CINÉMAFestival de Cannes

CANNES 2025 – «  Laurent dans le vent  »  : États de grâce

© Arizona Distribution

ACID – Déjà soutenus par l’Acid en 2022 pour Mourir à Ibiza, Anton Balekdjian, Léo Couture et Mattéo Eustachon débarquent cette année sur la Croisette au sein de la sélection de l’association avec Laurent dans le vent.

A l’aube de ses trente ans, Laurent ne sait pas vraiment quoi faire de sa vie. Légèrement lent, mais pas mou pour autant, il pose ses valises dans une station de ski vidée de ses touristes. Restent les habitant·e·s, avec qui Laurent va tisser des liens aussi doux que graves. Laurent dans le vent est un film qui sculpte l’obscurité des montagnes endormies, pour en faire jaillir des morceaux de grâce  : des rencontres dont la beauté et la préciosité tiennent en leur absence de nécessité.

En ce sens Laurent dans le vent peut se lire comme l’exact opposé de L’Aventura. Ici, pas de récit à unifier, pas d’individu à fondre dans une même unité. Une forme de fatalité point d’ailleurs dès les premières séquences. Fraîchement arrivé, Laurent se balade dans le village à la nuit tombée. Et au détour d’une maison, il y rencontre une grand-mère isolée, immobile dans son jardin. Sans pathos, ni explication, Laurent aide la grand-mère à se mettre au lit. Puis il s’assoit à côté d’elle, et lui demande la raison de ce geste. Dans la pénombre surnage sa voix désabusée  : « Parce que j’en ai marre ». L’immobilisme de la grand-mère apparaît, rétrospectivement plus grave qu’au premier abord : elle se laisse mourir.

Des éclats comme celui-ci parsèment le film d’une lumière tantôt poignante, tantôt amusante. Comme lorsque ce drôle de photographe embusqué dans un virage, finit par faire un shooting de Laurent, presque nu, au milieu de la route sinueuse.

Car si Laurent dans le vent est fait d’ombre et de fatalité, les réalisateurs prennent aussi le soin de ménager de beaux moments de légèreté. Les plans s’étirent, et laissent au temps, du temps pour s’installer. A l’image de sa séquence d’ouverture dans laquelle une caméra embarquée filme deux pieds volant au-dessus de la terre – une séquence qui n’est pas sans rappeler celle, magnifique, d’Andreï Roublev (Andreï Tarkovski) – le film plane un peu – comme son personnage. Ici, la durée ne sert pas l’explicatif. Elle est une chance donnée à la rencontre entre deux, trois, quatre individus sans liens préexistants.
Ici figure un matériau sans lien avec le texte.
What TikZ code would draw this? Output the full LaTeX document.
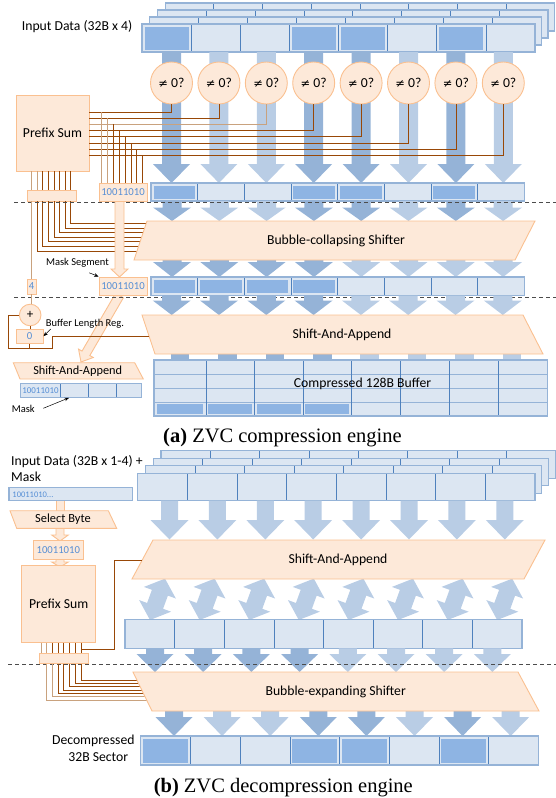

Cela se lit de façon exemplaire dans la relation qui se noue entre Laurent et cette mère quinquagénaire, incarnée par une Béatrice Dalle à contre-emploi, tout en douceur et désespoir. Et l’hiver venu, Laurent ne repart pas de ce village, car l’autre le retient. Il est tout à la fois sans attache, et fondamentalement attaché à ce qui fait l’humanité pour Anton Balekdjian, Léo Couture et Mattéo Eustachon : le lien à l’autre dans ce qu’il a de plus contingent, et de plus fragile.